● **PROBLEM TO WORK ON**: Count the lines below that contain the word "chart". Give only the number.

•••••

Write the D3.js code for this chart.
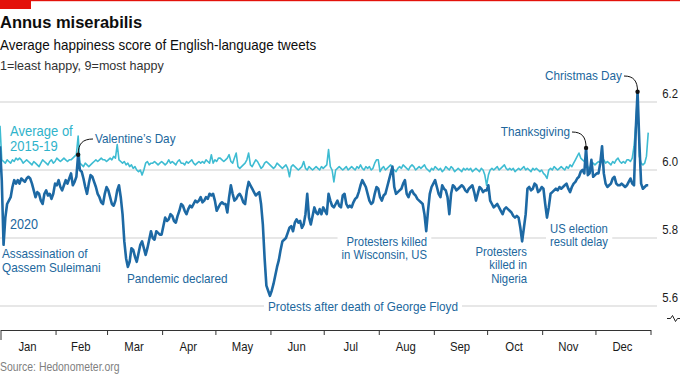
<!DOCTYPE html>
<html>
<head>
<meta charset="utf-8">
<script src="https://cdn.jsdelivr.net/npm/d3@7"></script>
<style>
  body { margin: 0; background: #fff; }
  svg { display: block; font-family: "Liberation Sans", Arial, sans-serif; }
</style>
</head>
<body>
<svg id="chart" width="680" height="375"></svg>
<script>
// daily happiness score, one value per day of 2020 (leap year, 366 days)
const happy2020 = [
  // Jan
  6.07, 5.97, 5.78, 5.86, 5.90, 5.91, 5.92, 5.95, 5.97, 5.96, 5.97, 5.96, 5.975, 5.97, 5.965, 5.975,
  5.98, 5.975, 5.96, 5.94, 5.92, 5.935, 5.93, 5.91, 5.90, 5.93, 5.94, 5.925, 5.93, 5.915, 5.93,
  // Feb
  5.96, 5.955, 5.97, 5.95, 5.94, 5.955, 5.97, 5.96, 5.975, 5.99, 5.955, 5.965, 5.98, 6.045, 6.00,
  5.995, 5.975, 5.95, 5.93, 5.96, 5.985, 5.98, 5.965, 5.95, 5.93, 5.92, 5.905, 5.90, 5.93,
  // Mar
  5.95, 5.94, 5.92, 5.90, 5.895, 5.91, 5.94, 5.955, 5.92, 5.87, 5.79, 5.74, 5.715, 5.73, 5.77, 5.765,
  5.745, 5.73, 5.755, 5.78, 5.79, 5.77, 5.75, 5.77, 5.795, 5.82, 5.80, 5.795, 5.82, 5.815, 5.81,
  // Apr
  5.81, 5.835, 5.86, 5.85, 5.855, 5.87, 5.865, 5.85, 5.845, 5.865, 5.88, 5.90, 5.895, 5.88, 5.87,
  5.885, 5.895, 5.89, 5.90, 5.91, 5.905, 5.91, 5.92, 5.905, 5.91, 5.92, 5.915, 5.93, 5.925, 5.93,
  // May
  5.91, 5.88, 5.89, 5.90, 5.905, 5.90, 5.90, 5.875, 5.92, 5.955, 5.93, 5.91, 5.915, 5.925, 5.93, 5.92,
  5.905, 5.90, 5.94, 5.965, 5.955, 5.945, 5.935, 5.925, 5.93, 5.935, 5.90, 5.84, 5.74, 5.66, 5.645,
  // Jun
  5.63, 5.645, 5.665, 5.69, 5.715, 5.735, 5.765, 5.79, 5.795, 5.80, 5.815, 5.83, 5.835, 5.82, 5.845,
  5.855, 5.845, 5.85, 5.83, 5.84, 5.87, 5.93, 5.86, 5.84, 5.865, 5.89, 5.875, 5.87, 5.885, 5.87,
  // Jul
  5.89, 5.88, 5.87, 5.93, 5.91, 5.895, 5.89, 5.90, 5.91, 5.895, 5.89, 5.925, 5.93, 5.90, 5.89, 5.895,
  5.89, 5.905, 5.915, 5.92, 5.935, 5.955, 5.97, 5.96, 5.95, 5.93, 5.91, 5.90, 5.905, 5.93, 5.95,
  // Aug
  5.945, 5.92, 5.91, 5.925, 5.93, 5.95, 5.97, 5.99, 6.01, 5.95, 5.93, 5.935, 5.94, 5.945, 5.96, 5.97,
  5.93, 5.92, 5.935, 5.94, 5.93, 5.925, 5.915, 5.91, 5.905, 5.90, 5.87, 5.82, 5.88, 5.93, 5.95,
  // Sep
  5.96, 5.97, 5.95, 5.93, 5.92, 5.955, 5.945, 5.94, 5.92, 5.87, 5.93, 5.955, 5.95, 5.94, 5.945,
  5.95, 5.955, 5.95, 5.94, 5.935, 5.945, 5.95, 5.955, 5.935, 5.91, 5.93, 5.95, 5.945, 5.935, 5.94,
  // Oct
  5.94, 5.955, 5.91, 5.90, 5.89, 5.895, 5.90, 5.89, 5.88, 5.87, 5.885, 5.89, 5.885, 5.88, 5.875, 5.865,
  5.86, 5.865, 5.86, 5.83, 5.79, 5.83, 5.87, 5.945, 5.95, 5.94, 5.945, 5.96, 5.955, 5.935, 5.94,
  // Nov
  5.95, 5.945, 5.90, 5.86, 5.89, 5.93, 5.935, 5.94, 5.945, 5.94, 5.95, 5.945, 5.95, 5.955, 5.96,
  5.945, 5.935, 5.95, 5.96, 5.965, 5.975, 5.98, 5.995, 6.00, 5.99, 6.065, 5.985, 5.99, 6.03, 5.98,
  // Dec
  5.985, 5.99, 5.99, 6.02, 6.07, 5.99, 5.96, 5.95, 5.955, 5.96, 5.975, 5.98, 5.96, 5.955, 5.955, 5.96,
  5.955, 5.95, 5.955, 5.965, 5.975, 5.96, 5.955, 6.12, 6.23, 6.08, 5.96, 5.945, 5.95, 5.955, 5.955
];

// average of 2015-19 for the same calendar days
const avg2015to19 = [
  // Jan
  6.13, 6.03, 6.025, 6.02, 6.03, 6.025, 6.02, 6.03, 6.025, 6.035, 6.03, 6.035, 6.03, 6.02, 6.025, 6.03,
  6.025, 6.02, 6.015, 6.025, 6.02, 6.015, 6.01, 6.02, 6.03, 6.025, 6.02, 6.015, 6.025, 6.03, 6.02,
  // Feb
  6.025, 6.035, 6.03, 6.025, 6.03, 6.035, 6.03, 6.025, 6.03, 6.03, 6.035, 6.04, 6.045, 6.10, 6.02,
  6.015, 6.01, 6.02, 6.015, 6.01, 6.015, 6.02, 6.025, 6.03, 6.025, 6.03, 6.035, 6.03, 6.03,
  // Mar
  6.025, 6.03, 6.035, 6.03, 6.04, 6.035, 6.075, 6.03, 6.025, 6.02, 6.025, 6.015, 6.02, 6.01, 6.015, 6.005,
  6.01, 6.00, 5.995, 6.00, 5.985, 6.00, 6.02, 6.025, 6.015, 6.02, 6.02, 6.025, 6.02, 6.015, 6.02,
  // Apr
  6.025, 6.02, 6.015, 6.02, 6.03, 6.02, 6.025, 6.02, 6.015, 6.025, 6.03, 6.02, 6.02, 6.015, 6.025,
  6.02, 6.025, 6.03, 6.02, 6.015, 6.02, 6.025, 6.02, 6.025, 6.02, 6.03, 6.025, 6.02, 6.045, 6.02,
  // May
  6.03, 6.025, 6.035, 6.035, 6.03, 6.025, 6.03, 6.035, 6.045, 6.025, 6.02, 6.035, 6.05, 6.01, 6.005, 6.01,
  6.015, 6.02, 6.03, 6.05, 6.015, 6.01, 6.02, 6.03, 6.025, 6.015, 6.005, 6.01, 6.02, 6.025, 6.02,
  // Jun
  6.015, 6.01, 6.005, 6.01, 6.02, 6.015, 6.01, 6.005, 6.01, 6.015, 6.005, 5.98, 6.01, 6.015, 6.01,
  6.005, 6.00, 6.005, 6.01, 6.025, 6.005, 6.00, 6.01, 6.005, 6.00, 6.005, 6.01, 6.005, 6.00, 6.01,
  // Jul
  6.005, 6.01, 6.015, 6.06, 6.01, 6.00, 5.965, 6.00, 6.005, 6.01, 6.005, 6.00, 6.005, 6.01, 6.00, 6.005,
  6.01, 6.005, 6.00, 6.01, 6.005, 6.015, 6.005, 6.00, 6.01, 6.005, 6.01, 6.00, 6.005, 6.02, 6.03,
  // Aug
  6.03, 5.995, 6.005, 6.01, 6.00, 6.005, 6.01, 6.015, 6.005, 6.00, 5.995, 6.005, 6.01, 6.005, 6.015, 6.01,
  6.005, 6.00, 6.01, 6.015, 6.01, 6.00, 6.005, 6.01, 6.005, 6.01, 6.015, 6.005, 6.00, 5.995, 6.005,
  // Sep
  6.00, 6.01, 6.005, 6.00, 6.005, 5.995, 6.00, 6.01, 6.005, 6.00, 6.01, 6.005, 5.995, 6.00, 6.005,
  6.00, 5.995, 6.005, 6.00, 6.005, 6.00, 6.005, 5.995, 6.00, 6.005, 6.00, 5.995, 6.005, 6.00, 5.985,
  // Oct
  5.955, 5.985, 6.00, 6.005, 6.00, 6.005, 6.01, 6.00, 6.005, 6.01, 6.015, 6.005, 6.00, 6.005, 6.00, 6.005,
  5.995, 6.00, 6.005, 6.00, 6.005, 6.01, 6.00, 6.005, 6.00, 5.995, 6.005, 6.00, 6.005, 6.00, 5.995,
  // Nov
  6.00, 5.99, 5.985, 5.975, 6.00, 6.005, 6.00, 6.01, 6.005, 6.00, 6.005, 6.01, 6.005, 6.00, 6.01,
  6.005, 6.015, 6.01, 6.02, 6.03, 6.04, 6.05, 6.035, 6.03, 6.025, 6.02, 6.01, 6.00, 6.015, 6.02,
  // Dec
  6.015, 6.02, 6.025, 6.02, 6.025, 6.03, 6.02, 6.025, 6.02, 6.015, 6.025, 6.02, 6.03, 6.035, 6.025, 6.02,
  6.025, 6.02, 6.03, 6.03, 6.025, 6.035, 6.07, 6.13, 6.23, 6.04, 6.02, 6.015, 6.02, 6.04, 6.11
];

const yTicks = [5.6, 5.8, 6.0, 6.2];
const monthLabels = ['Jan', 'Feb', 'Mar', 'Apr', 'May', 'Jun', 'Jul', 'Aug', 'Sep', 'Oct', 'Nov', 'Dec'];

// events with a black dot and a curved leader: [day index, label]
const pointed = [
  [44, "Valentine\u2019s Day"],
  [330, 'Thanksgiving'],
  [359, 'Christmas Day']
];

const darkBlue = '#1d69a4',
      darkText = '#21679d',
      lightBlue = '#3ebcd2',
      lightText = '#2fb3cb';

const svg = d3.select('#chart');

const dayDate = i => new Date(2020, 0, 1 + i);

const x = d3.scaleTime()
            .domain([new Date(2020, 0, 1), new Date(2021, 0, 1)])
            .range([0, 650]);

const y = d3.scaleLinear()
            .domain([5.6, 6.2])
            .range([306, 102]);

// the original face is a condensed sans, so squeeze the text a bit
function condense(t, k) {
  const w = t.node().getComputedTextLength();
  t.attr('textLength', w * k).attr('lengthAdjust', 'spacingAndGlyphs');
  return t;
}

function txt(s, px, py, size, color, k, anchor) {
  const t = svg.append('text')
               .attr('x', px)
               .attr('y', py)
               .attr('text-anchor', anchor || 'start')
               .style('font-size', size + 'px')
               .attr('fill', color)
               .text(s);
  return condense(t, k);
}

// red tag + top rule
svg.append('rect').attr('x', 0).attr('y', 0).attr('width', 680).attr('height', 1.2).attr('fill', '#e3120b');
svg.append('rect').attr('x', 0).attr('y', 0).attr('width', 31).attr('height', 9).attr('fill', '#e3120b');

svg.append('text').attr('x', 0).attr('y', 28)
   .style('font-weight', 700).style('font-size', '16.5px')
   .attr('fill', '#0d0d0d').text('Annus miserabilis');
txt('Average happiness score of English-language tweets', 0, 50, 15, '#0d0d0d', 0.895);
txt('1=least happy, 9=most happy', 0, 69.5, 13.5, '#333', 0.93);

// gridlines
svg.append('g').selectAll('line')
   .data(yTicks)
   .enter()
   .append('line')
   .attr('x1', 0)
   .attr('x2', 657)
   .attr('y1', d => y(d))
   .attr('y2', d => y(d))
   .attr('stroke', '#cfcfcf')
   .attr('stroke-width', 1.2);

yTicks.forEach(d => txt(d3.format('.1f')(d), 678, y(d) - 4, 13.5, '#1a1a1a', 0.84, 'end'));

// axis-break mark under the bottom label
svg.append('path')
   .attr('d', 'M667,318.5h3.5l2,-3l3,6l2,-3h2.5')
   .attr('fill', 'none').attr('stroke', '#222').attr('stroke-width', 1);

// x axis
const xAxis = d3.axisBottom(x)
                .ticks(d3.timeMonth.every(1))
                .tickSize(5)
                .tickSizeOuter(0)
                .tickFormat('');

const ax = svg.append('g')
              .attr('transform', 'translate(0.5, 330)')
              .call(xAxis);
ax.select('.domain').attr('stroke', '#333');
ax.selectAll('.tick line').attr('stroke', '#333');
ax.select('.tick line').attr('y2', 10);

monthLabels.forEach((m, i) => {
  const mid = (x(new Date(2020, i, 1)) + x(new Date(2020, i + 1, 1))) / 2;
  txt(m, mid, 351, 13.5, '#1a1a1a', 0.84, 'middle');
});

txt('Source: Hedonometer.org', 0, 371, 12, '#7f7f7f', 0.87);

// multi-line label; those sitting on gridlines get a white backing
function label(lines, px, py, anchor, color, backed, lead, size, k) {
  const g = svg.append('g');
  const ts = lines.map((s, i) => {
    const t = g.append('text')
               .attr('x', px)
               .attr('y', py + i * (lead || 13))
               .attr('text-anchor', anchor)
               .style('font-size', (size || 13.5) + 'px')
               .attr('fill', color)
               .text(s);
    return condense(t, k || 0.87);
  });
  if (backed) {
    const boxes = ts.map(t => t.node().getBBox());
    const x0 = d3.min(boxes, b => b.x), x1 = d3.max(boxes, b => b.x + b.width);
    const y0 = d3.min(boxes, b => b.y), y1 = d3.max(boxes, b => b.y + b.height);
    g.insert('rect', 'text')
     .attr('x', x0 - 4).attr('y', y0)
     .attr('width', x1 - x0 + 8).attr('height', y1 - y0)
     .attr('fill', '#fff');
  }
  return g;
}

// lines
const line = d3.line()
               .x((d, i) => x(dayDate(i)))
               .y(d => y(d));

svg.append('path')
   .datum(avg2015to19)
   .attr('d', line)
   .attr('fill', 'none')
   .attr('stroke', lightBlue)
   .attr('stroke-width', 1.6)
   .attr('stroke-linejoin', 'round');

svg.append('path')
   .datum(happy2020)
   .attr('d', line)
   .attr('fill', 'none')
   .attr('stroke', darkBlue)
   .attr('stroke-width', 2.6)
   .attr('stroke-linejoin', 'round');

// series labels
label(['Average of', '2015-19'], 10, 136, 'start', lightText, false, 15, 14, 0.93);
label(['2020'], 10, 229, 'start', darkText, false, 13, 14, 0.9);

// event labels
label(['Assassination of', 'Qassem Suleimani'], 2, 258, 'start', darkText, false, 14);
label(['Pandemic declared'], 127, 283, 'start', darkText, false);
label(['Protests after death of George Floyd'], 268, 311, 'start', darkText, true);
label(['Protesters killed', 'in Wisconsin, US'], 427, 245.5, 'end', darkText, true, 13.5, 13);
label(['Protesters', 'killed in', 'Nigeria'], 527, 255.5, 'end', darkText, false, 13.5, 13);
label(['US election', 'result delay'], 550, 232.5, 'start', darkText, true, 13.5, 13);

// pointed events: text, curved leader, dot
const leaderSpec = {
  44:  { tx: 95,  ty: 143, anchor: 'start', sx: 93,  sy: 139 },
  330: { tx: 570, ty: 136, anchor: 'end',   sx: 572, sy: 132 },
  359: { tx: 622, ty: 80,  anchor: 'end',   sx: 624, sy: 76 }
};

pointed.forEach(([i, name]) => {
  const s = leaderSpec[i];
  const px = x(dayDate(i)),
        py = y(happy2020[i]);
  label([name], s.tx, s.ty, s.anchor, darkText, false);
  const path = d3.path();
  path.moveTo(s.sx, s.sy);
  path.bezierCurveTo(s.sx + (px - s.sx) * 0.7, s.sy, px, s.sy + (py - s.sy) * 0.3, px, py);
  svg.append('path').attr('d', path.toString())
     .attr('fill', 'none').attr('stroke', '#111').attr('stroke-width', 1);
  svg.append('circle').attr('cx', px).attr('cy', py).attr('r', 2.2).attr('fill', '#111');
});
</script>
</body>
</html>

•••••

● **EXERCISE ANSWER**: 3